Após o momento em que a própria realidade foi esmerilhada, “Rage and Red” segura o duo dentro de seu padrão, uma cria proveniente do próprio universo desconstruído e cinzento, enquanto “Ita Mori” repete os conceitos do início do trabalho com uma conclusão extremamente negativa e uma confusão inexplicavelmente brusca, atordoante, em seu encerramento, remetendo ao seu código da escuridão.

Se os trabalhos recentes mostravam um Anaal Nathrakh trilhando rotas menos tortuosas, com certo foco nas melodias e em produções cristalinas (considerem aqui com infinitas aspas), Desideratum mantém a mesma carga dramática porém com saturação a níveis ensurdecedores. O característico vomitar de riffs de Kenney volta a tomar a frente da produção, lado a lado com as ambientações eletrônicas de Gore Tech, criando em conjunto com as vociferações de Hunt uma opressão onipresente ao longo de todo o disco.

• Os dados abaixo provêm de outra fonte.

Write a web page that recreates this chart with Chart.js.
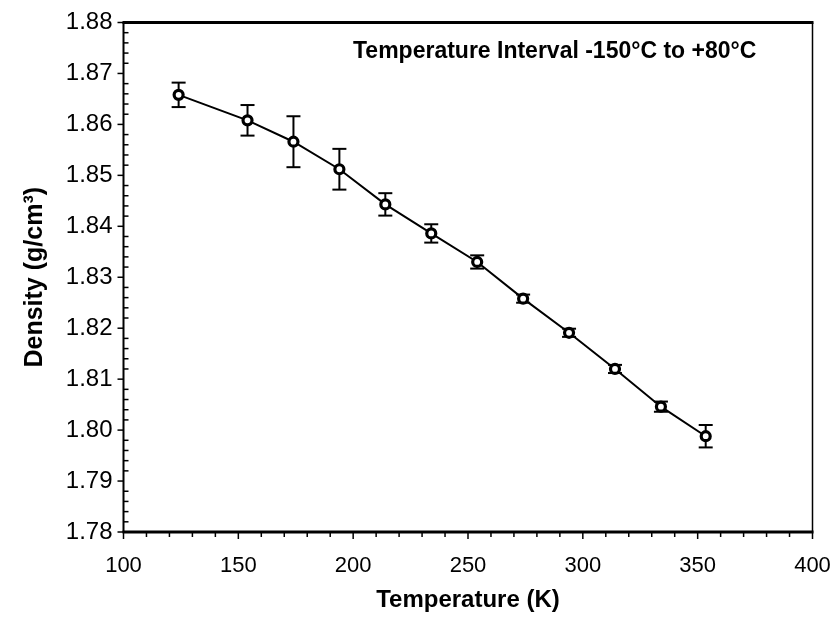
<!DOCTYPE html>
<html>
<head>
<meta charset="utf-8">
<script src="https://cdn.jsdelivr.net/npm/chart.js@4"></script>
<style>
  html, body { margin: 0; padding: 0; background: #fff; }
  #wrap { width: 833px; height: 617px; }
</style>
</head>
<body>
<div id="wrap"><canvas id="c" width="833" height="617"></canvas></div>
<script>
// Data
const temperatures = [124, 154, 174, 194, 214, 234, 254, 274, 294, 314, 334, 353.5];
const densities = [1.8658, 1.8608, 1.8566, 1.8512, 1.8443, 1.8386, 1.8330, 1.8258, 1.8191, 1.8120, 1.8046, 1.7988];
const errors = [0.0024, 0.0030, 0.0050, 0.0040, 0.0022, 0.0018, 0.0013, 0.0008, 0.0008, 0.0008, 0.0010, 0.0022];
const xTicks = [100, 150, 200, 250, 300, 350, 400];
const yTicks = [1.78, 1.79, 1.80, 1.81, 1.82, 1.83, 1.84, 1.85, 1.86, 1.87, 1.88];
const annotation = "Temperature Interval -150\u00B0C to +80\u00B0C";
const xTitle = "Temperature (K)";
const yTitle = "Density (g/cm\u00B3)";

const points = temperatures.map((t, i) => ({ x: t, y: densities[i] }));
const FONT = "'Liberation Sans', Arial, Helvetica, sans-serif";

const decorPlugin = {
  id: 'decor',
  beforeDatasetsDraw(chart) {
    const ctx = chart.ctx;
    const xs = chart.scales.x, ys = chart.scales.y;
    const a = chart.chartArea;
    ctx.save();
    ctx.strokeStyle = '#000';
    ctx.lineCap = 'butt';
    // frame
    ctx.lineWidth = 3;
    ctx.beginPath(); ctx.moveTo(a.left - 1, a.top); ctx.lineTo(a.right + 1, a.top); ctx.stroke();
    ctx.beginPath(); ctx.moveTo(a.left - 1, a.bottom); ctx.lineTo(a.right + 1, a.bottom); ctx.stroke();
    ctx.lineWidth = 2;
    ctx.beginPath(); ctx.moveTo(a.left, a.top); ctx.lineTo(a.left, a.bottom); ctx.stroke();
    ctx.lineWidth = 1.5;
    ctx.beginPath(); ctx.moveTo(a.right, a.top); ctx.lineTo(a.right, a.bottom); ctx.stroke();
    // x ticks (outward, below)
    ctx.lineWidth = 1.5;
    for (let v = 100; v <= 400; v += 10) {
      const px = xs.getPixelForValue(v);
      const major = v % 50 === 0;
      ctx.beginPath(); ctx.moveTo(px, a.bottom); ctx.lineTo(px, a.bottom + (major ? 7 : 5)); ctx.stroke();
    }
    // y ticks: major outward (left), minor inward (right)
    for (let k = 0; k <= 50; k++) {
      const v = 1.78 + k * 0.002;
      const py = ys.getPixelForValue(v);
      if (k % 5 === 0) {
        ctx.beginPath(); ctx.moveTo(a.left - 6, py); ctx.lineTo(a.left, py); ctx.stroke();
      } else {
        ctx.beginPath(); ctx.moveTo(a.left, py); ctx.lineTo(a.left + 5, py); ctx.stroke();
      }
    }
    // error bars
    ctx.lineWidth = 2;
    temperatures.forEach((t, i) => {
      const px = xs.getPixelForValue(t);
      const yt = ys.getPixelForValue(densities[i] + errors[i]);
      const yb = ys.getPixelForValue(densities[i] - errors[i]);
      ctx.beginPath(); ctx.moveTo(px, yt); ctx.lineTo(px, yb); ctx.stroke();
      ctx.beginPath(); ctx.moveTo(px - 7, yt); ctx.lineTo(px + 7, yt); ctx.stroke();
      ctx.beginPath(); ctx.moveTo(px - 7, yb); ctx.lineTo(px + 7, yb); ctx.stroke();
    });
    // annotation
    ctx.fillStyle = '#000';
    ctx.font = "bold 23px " + FONT;
    ctx.textAlign = 'left';
    ctx.textBaseline = 'alphabetic';
    ctx.fillText(annotation, 353, 58);
    ctx.restore();
  }
};

new Chart(document.getElementById('c'), {
  type: 'scatter',
  data: {
    datasets: [{
      data: points,
      showLine: true,
      borderColor: '#000',
      borderWidth: 2,
      pointRadius: 4.5,
      pointBorderWidth: 3.2,
      pointBackgroundColor: '#fff',
      pointBorderColor: '#000',
      pointHoverRadius: 4.5,
      tension: 0
    }]
  },
  plugins: [decorPlugin],
  options: {
    responsive: false,
    animation: false,
    events: [],
    layout: { padding: { top: 22.5, right: 20.5, left: 0, bottom: 0 } },
    plugins: { legend: { display: false }, tooltip: { enabled: false } },
    scales: {
      x: {
        type: 'linear',
        min: 100, max: 400,
        afterBuildTicks: s => { s.ticks = xTicks.map(v => ({ value: v })); },
        afterFit: s => { s.height = 85; s.paddingLeft = 0; s.paddingRight = 0; },
        grid: { display: false, drawTicks: false },
        border: { display: false },
        ticks: { color: '#000', font: { family: FONT, size: 22 }, padding: 21, maxRotation: 0 },
        title: { display: true, text: xTitle, color: '#000', font: { family: FONT, size: 24, weight: 'bold' }, padding: { top: 0, bottom: 2 } }
      },
      y: {
        type: 'linear',
        min: 1.78, max: 1.88,
        afterBuildTicks: s => { s.ticks = yTicks.map(v => ({ value: v })); },
        afterFit: s => { s.width = 123.5; s.paddingTop = 0; s.paddingBottom = 0; },
        grid: { display: false, drawTicks: false },
        border: { display: false },
        ticks: { color: '#000', font: { family: FONT, size: 24 }, padding: 11, callback: v => Number(v).toFixed(2) },
        title: { display: true, text: yTitle, color: '#000', font: { family: FONT, size: 25, weight: 'bold' }, padding: { top: 20, bottom: 0 } }
      }
    }
  }
});
</script>
</body>
</html>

Aliado à distorção exacerbada, inclua um dinamismo muito mais perceptível entre uma faixa e outra, construído com intrigantes elementos inesperados, que vão de breakdowns de metalcore, thrash metal a hardcore, constituindo praticamente uma criatura viva por si só – um nível de brutalidade praticamente inigualável, em que a confusão proporcionada é muito mais torturante do que a velocidade ou a técnica utilizada.

V.I.T.R.I.O.L. e Irrumator são como a consciência de um ser biomecânico, destinado a vagar eternamente por infinitas constelações, chocando-se com universos e movidos por um desejo perpétuo de ser o precursor do cataclisma absoluto. A nós resta apenas contemplar o armagedom.

Nota 9

Por Rodrigo Carvalho

Comentários

  1. O Anaal Nathrakh para mim é uma das melhores e mais brilhantes coisas no Metal extremo e até mesmo da musica em geral atualmente....por trás de todo aquele Caos e Ritmos ensurdecedores há vários detalhes e ótimas sacadas que para mim faz com que seja quase uma obra-prima...
    Não é um tipo de música fácil, ouvindo várias vezes é que vc "pega" coisas que não consegue nas primeiras audições.
    Não é para qualquer ouvido
    E discordo sobre a musica A Firm Foundation....para mim ela é a melhor do Album, é a que mais estou ouvindo.
    E o Passion para mim ainda é o melhor album do A.N.